Given information:
════════════════════
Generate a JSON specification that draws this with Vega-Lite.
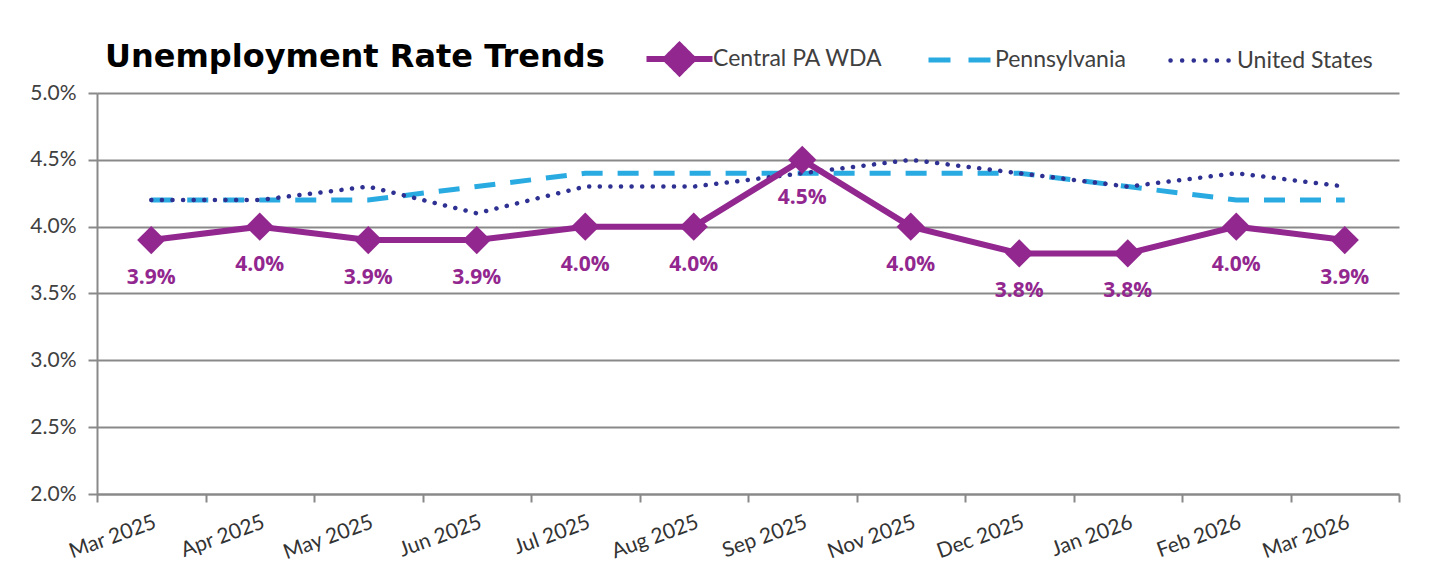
{
  "$schema": "https://vega.github.io/schema/vega-lite/v6.json",
  "width": 1302,
  "height": 401,
  "autosize": "none",
  "padding": {"left": 97, "top": 93, "right": 46, "bottom": 86},
  "background": "white",
  "title": {
    "text": "Unemployment Rate Trends",
    "anchor": "start",
    "frame": "group",
    "font": "DejaVu Sans",
    "fontSize": 32,
    "fontWeight": "bold",
    "color": "#000000",
    "dx": 8,
    "offset": -31
  },
  "data": {
    "values": [
      {"month": "Mar 2025", "series": "Central PA WDA", "rate": 0.039},
      {"month": "Apr 2025", "series": "Central PA WDA", "rate": 0.040},
      {"month": "May 2025", "series": "Central PA WDA", "rate": 0.039},
      {"month": "Jun 2025", "series": "Central PA WDA", "rate": 0.039},
      {"month": "Jul 2025", "series": "Central PA WDA", "rate": 0.040},
      {"month": "Aug 2025", "series": "Central PA WDA", "rate": 0.040},
      {"month": "Sep 2025", "series": "Central PA WDA", "rate": 0.045},
      {"month": "Nov 2025", "series": "Central PA WDA", "rate": 0.040},
      {"month": "Dec 2025", "series": "Central PA WDA", "rate": 0.038},
      {"month": "Jan 2026", "series": "Central PA WDA", "rate": 0.038},
      {"month": "Feb 2026", "series": "Central PA WDA", "rate": 0.040},
      {"month": "Mar 2026", "series": "Central PA WDA", "rate": 0.039},
      {"month": "Mar 2025", "series": "Pennsylvania", "rate": 0.042},
      {"month": "Apr 2025", "series": "Pennsylvania", "rate": 0.042},
      {"month": "May 2025", "series": "Pennsylvania", "rate": 0.042},
      {"month": "Jun 2025", "series": "Pennsylvania", "rate": 0.043},
      {"month": "Jul 2025", "series": "Pennsylvania", "rate": 0.044},
      {"month": "Aug 2025", "series": "Pennsylvania", "rate": 0.044},
      {"month": "Sep 2025", "series": "Pennsylvania", "rate": 0.044},
      {"month": "Nov 2025", "series": "Pennsylvania", "rate": 0.044},
      {"month": "Dec 2025", "series": "Pennsylvania", "rate": 0.044},
      {"month": "Jan 2026", "series": "Pennsylvania", "rate": 0.043},
      {"month": "Feb 2026", "series": "Pennsylvania", "rate": 0.042},
      {"month": "Mar 2026", "series": "Pennsylvania", "rate": 0.042},
      {"month": "Mar 2025", "series": "United States", "rate": 0.042},
      {"month": "Apr 2025", "series": "United States", "rate": 0.042},
      {"month": "May 2025", "series": "United States", "rate": 0.043},
      {"month": "Jun 2025", "series": "United States", "rate": 0.041},
      {"month": "Jul 2025", "series": "United States", "rate": 0.043},
      {"month": "Aug 2025", "series": "United States", "rate": 0.043},
      {"month": "Sep 2025", "series": "United States", "rate": 0.044},
      {"month": "Nov 2025", "series": "United States", "rate": 0.045},
      {"month": "Dec 2025", "series": "United States", "rate": 0.044},
      {"month": "Jan 2026", "series": "United States", "rate": 0.043},
      {"month": "Feb 2026", "series": "United States", "rate": 0.044},
      {"month": "Mar 2026", "series": "United States", "rate": 0.043}
    ]
  },
  "encoding": {
    "x": {
      "field": "month",
      "type": "nominal",
      "sort": ["Mar 2025", "Apr 2025", "May 2025", "Jun 2025", "Jul 2025", "Aug 2025", "Sep 2025", "Nov 2025", "Dec 2025", "Jan 2026", "Feb 2026", "Mar 2026"],
      "scale": {"type": "band", "paddingInner": 0, "paddingOuter": 0},
      "axis": {
        "title": null,
        "labelAngle": -20,
        "labelAlign": "right",
        "labelBaseline": "top",
        "labelFont": "Lato",
        "labelFontSize": 21,
        "labelColor": "#333333",
        "labelPadding": 9,
        "tickBand": "extent",
        "tickSize": 8,
        "tickWidth": 2,
        "tickColor": "#898989",
        "domainColor": "#898989",
        "domainWidth": 2,
        "grid": false
      }
    },
    "y": {
      "field": "rate",
      "type": "quantitative",
      "scale": {"domain": [0.02, 0.05], "zero": false, "nice": false},
      "axis": {
        "title": null,
        "format": ".1%",
        "values": [0.02, 0.025, 0.03, 0.035, 0.04, 0.045, 0.05],
        "labelFont": "Lato",
        "labelFontSize": 21,
        "labelColor": "#404040",
        "labelPadding": 12,
        "tickSize": 9,
        "tickWidth": 2,
        "tickColor": "#898989",
        "domainColor": "#898989",
        "domainWidth": 2,
        "grid": true,
        "gridColor": "#898989",
        "gridWidth": 2
      }
    },
    "color": {
      "field": "series",
      "type": "nominal",
      "scale": {
        "domain": ["Central PA WDA", "Pennsylvania", "United States"],
        "range": ["#92278F", "#29ABE2", "#2E3192"]
      },
      "legend": {
        "title": null,
        "orient": "none",
        "direction": "horizontal",
        "legendX": 571,
        "legendY": -50,
        "padding": 0,
        "symbolSize": 4356,
        "labelFont": "Lato",
        "labelFontSize": 23,
        "labelColor": "#404040",
        "labelOffset": 22,
        "labelLimit": 400,
        "columnPadding": 35,
        "encode": {
          "symbols": {
            "update": {
              "y": {"value": 16},
              "shape": {"signal": "datum.value === 'Central PA WDA' ? 'M-1,0H1M0,-0.42L0.42,0L0,0.42L-0.42,0Z' : 'M-1,0H1M0,-0.42M0,0.42'"},
              "strokeDash": {"signal": "datum.value === 'Pennsylvania' ? [22,18] : (datum.value === 'United States' ? [0.1,11.5] : [1,0])"},
              "strokeWidth": {"signal": "datum.value === 'Central PA WDA' ? 6 : (datum.value === 'Pennsylvania' ? 5 : 4.5)"},
              "strokeCap": {"signal": "datum.value === 'United States' ? 'round' : 'butt'"},
              "fill": {"signal": "datum.value === 'Central PA WDA' ? '#92278F' : 'transparent'"},
              "stroke": {"scale": "color", "field": "value"},
              "opacity": {"value": 1}
            }
          },
          "labels": {
            "update": {
              "y": {"value": 16},
              "baseline": {"value": "middle"}
            }
          }
        }
      }
    }
  },
  "layer": [
    {
      "transform": [{"filter": "datum.series === 'Pennsylvania'"}],
      "mark": {"type": "line", "strokeWidth": 5, "strokeDash": [21, 15]}
    },
    {
      "transform": [{"filter": "datum.series === 'United States'"}],
      "mark": {"type": "line", "strokeWidth": 4.5, "strokeDash": [0.1, 10.5], "strokeCap": "round"}
    },
    {
      "transform": [{"filter": "datum.series === 'Central PA WDA'"}],
      "mark": {"type": "line", "strokeWidth": 6}
    },
    {
      "transform": [{"filter": "datum.series === 'Central PA WDA'"}],
      "mark": {"type": "point", "shape": "diamond", "filled": true, "size": 800, "opacity": 1}
    },
    {
      "transform": [{"filter": "datum.series === 'Central PA WDA'"}],
      "mark": {"type": "text", "dy": 38, "font": "Open Sans", "fontSize": 21, "fontWeight": "bold", "baseline": "middle"},
      "encoding": {
        "text": {"field": "rate", "type": "quantitative", "format": ".1%"}
      }
    }
  ],
  "config": {
    "view": {"stroke": null}
  }
}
════════════════════
Problem statement:
In this exercise, set down all of the data exactly, without the pictures.

The reply:
Generate a JSON specification that draws this with Vega-Lite.
{
  "$schema": "https://vega.github.io/schema/vega-lite/v6.json",
  "width": 1302,
  "height": 401,
  "autosize": "none",
  "padding": {"left": 97, "top": 93, "right": 46, "bottom": 86},
  "background": "white",
  "title": {
    "text": "Unemployment Rate Trends",
    "anchor": "start",
    "frame": "group",
    "font": "DejaVu Sans",
    "fontSize": 32,
    "fontWeight": "bold",
    "color": "#000000",
    "dx": 8,
    "offset": -31
  },
  "data": {
    "values": [
      {"month": "Mar 2025", "series": "Central PA WDA", "rate": 0.039},
      {"month": "Apr 2025", "series": "Central PA WDA", "rate": 0.040},
      {"month": "May 2025", "series": "Central PA WDA", "rate": 0.039},
      {"month": "Jun 2025", "series": "Central PA WDA", "rate": 0.039},
      {"month": "Jul 2025", "series": "Central PA WDA", "rate": 0.040},
      {"month": "Aug 2025", "series": "Central PA WDA", "rate": 0.040},
      {"month": "Sep 2025", "series": "Central PA WDA", "rate": 0.045},
      {"month": "Nov 2025", "series": "Central PA WDA", "rate": 0.040},
      {"month": "Dec 2025", "series": "Central PA WDA", "rate": 0.038},
      {"month": "Jan 2026", "series": "Central PA WDA", "rate": 0.038},
      {"month": "Feb 2026", "series": "Central PA WDA", "rate": 0.040},
      {"month": "Mar 2026", "series": "Central PA WDA", "rate": 0.039},
      {"month": "Mar 2025", "series": "Pennsylvania", "rate": 0.042},
      {"month": "Apr 2025", "series": "Pennsylvania", "rate": 0.042},
      {"month": "May 2025", "series": "Pennsylvania", "rate": 0.042},
      {"month": "Jun 2025", "series": "Pennsylvania", "rate": 0.043},
      {"month": "Jul 2025", "series": "Pennsylvania", "rate": 0.044},
      {"month": "Aug 2025", "series": "Pennsylvania", "rate": 0.044},
      {"month": "Sep 2025", "series": "Pennsylvania", "rate": 0.044},
      {"month": "Nov 2025", "series": "Pennsylvania", "rate": 0.044},
      {"month": "Dec 2025", "series": "Pennsylvania", "rate": 0.044},
      {"month": "Jan 2026", "series": "Pennsylvania", "rate": 0.043},
      {"month": "Feb 2026", "series": "Pennsylvania", "rate": 0.042},
      {"month": "Mar 2026", "series": "Pennsylvania", "rate": 0.042},
      {"month": "Mar 2025", "series": "United States", "rate": 0.042},
      {"month": "Apr 2025", "series": "United States", "rate": 0.042},
      {"month": "May 2025", "series": "United States", "rate": 0.043},
      {"month": "Jun 2025", "series": "United States", "rate": 0.041},
      {"month": "Jul 2025", "series": "United States", "rate": 0.043},
      {"month": "Aug 2025", "series": "United States", "rate": 0.043},
      {"month": "Sep 2025", "series": "United States", "rate": 0.044},
      {"month": "Nov 2025", "series": "United States", "rate": 0.045},
      {"month": "Dec 2025", "series": "United States", "rate": 0.044},
      {"month": "Jan 2026", "series": "United States", "rate": 0.043},
      {"month": "Feb 2026", "series": "United States", "rate": 0.044},
      {"month": "Mar 2026", "series": "United States", "rate": 0.043}
    ]
  },
  "encoding": {
    "x": {
      "field": "month",
      "type": "nominal",
      "sort": ["Mar 2025", "Apr 2025", "May 2025", "Jun 2025", "Jul 2025", "Aug 2025", "Sep 2025", "Nov 2025", "Dec 2025", "Jan 2026", "Feb 2026", "Mar 2026"],
      "scale": {"type": "band", "paddingInner": 0, "paddingOuter": 0},
      "axis": {
        "title": null,
        "labelAngle": -20,
        "labelAlign": "right",
        "labelBaseline": "top",
        "labelFont": "Lato",
        "labelFontSize": 21,
        "labelColor": "#333333",
        "labelPadding": 9,
        "tickBand": "extent",
        "tickSize": 8,
        "tickWidth": 2,
        "tickColor": "#898989",
        "domainColor": "#898989",
        "domainWidth": 2,
        "grid": false
      }
    },
    "y": {
      "field": "rate",
      "type": "quantitative",
      "scale": {"domain": [0.02, 0.05], "zero": false, "nice": false},
      "axis": {
        "title": null,
        "format": ".1%",
        "values": [0.02, 0.025, 0.03, 0.035, 0.04, 0.045, 0.05],
        "labelFont": "Lato",
        "labelFontSize": 21,
        "labelColor": "#404040",
        "labelPadding": 12,
        "tickSize": 9,
        "tickWidth": 2,
        "tickColor": "#898989",
        "domainColor": "#898989",
        "domainWidth": 2,
        "grid": true,
        "gridColor": "#898989",
        "gridWidth": 2
      }
    },
    "color": {
      "field": "series",
      "type": "nominal",
      "scale": {
        "domain": ["Central PA WDA", "Pennsylvania", "United States"],
        "range": ["#92278F", "#29ABE2", "#2E3192"]
      },
      "legend": {
        "title": null,
        "orient": "none",
        "direction": "horizontal",
        "legendX": 571,
        "legendY": -50,
        "padding": 0,
        "symbolSize": 4356,
        "labelFont": "Lato",
        "labelFontSize": 23,
        "labelColor": "#404040",
        "labelOffset": 22,
        "labelLimit": 400,
        "columnPadding": 35,
        "encode": {
          "symbols": {
            "update": {
              "y": {"value": 16},
              "shape": {"signal": "datum.value === 'Central PA WDA' ? 'M-1,0H1M0,-0.42L0.42,0L0,0.42L-0.42,0Z' : 'M-1,0H1M0,-0.42M0,0.42'"},
              "strokeDash": {"signal": "datum.value === 'Pennsylvania' ? [22,18] : (datum.value === 'United States' ? [0.1,11.5] : [1,0])"},
              "strokeWidth": {"signal": "datum.value === 'Central PA WDA' ? 6 : (datum.value === 'Pennsylvania' ? 5 : 4.5)"},
              "strokeCap": {"signal": "datum.value === 'United States' ? 'round' : 'butt'"},
              "fill": {"signal": "datum.value === 'Central PA WDA' ? '#92278F' : 'transparent'"},
              "stroke": {"scale": "color", "field": "value"},
              "opacity": {"value": 1}
            }
          },
          "labels": {
            "update": {
              "y": {"value": 16},
              "baseline": {"value": "middle"}
            }
          }
        }
      }
    }
  },
  "layer": [
    {
      "transform": [{"filter": "datum.series === 'Pennsylvania'"}],
      "mark": {"type": "line", "strokeWidth": 5, "strokeDash": [21, 15]}
    },
    {
      "transform": [{"filter": "datum.series === 'United States'"}],
      "mark": {"type": "line", "strokeWidth": 4.5, "strokeDash": [0.1, 10.5], "strokeCap": "round"}
    },
    {
      "transform": [{"filter": "datum.series === 'Central PA WDA'"}],
      "mark": {"type": "line", "strokeWidth": 6}
    },
    {
      "transform": [{"filter": "datum.series === 'Central PA WDA'"}],
      "mark": {"type": "point", "shape": "diamond", "filled": true, "size": 800, "opacity": 1}
    },
    {
      "transform": [{"filter": "datum.series === 'Central PA WDA'"}],
      "mark": {"type": "text", "dy": 38, "font": "Open Sans", "fontSize": 21, "fontWeight": "bold", "baseline": "middle"},
      "encoding": {
        "text": {"field": "rate", "type": "quantitative", "format": ".1%"}
      }
    }
  ],
  "config": {
    "view": {"stroke": null}
  }
}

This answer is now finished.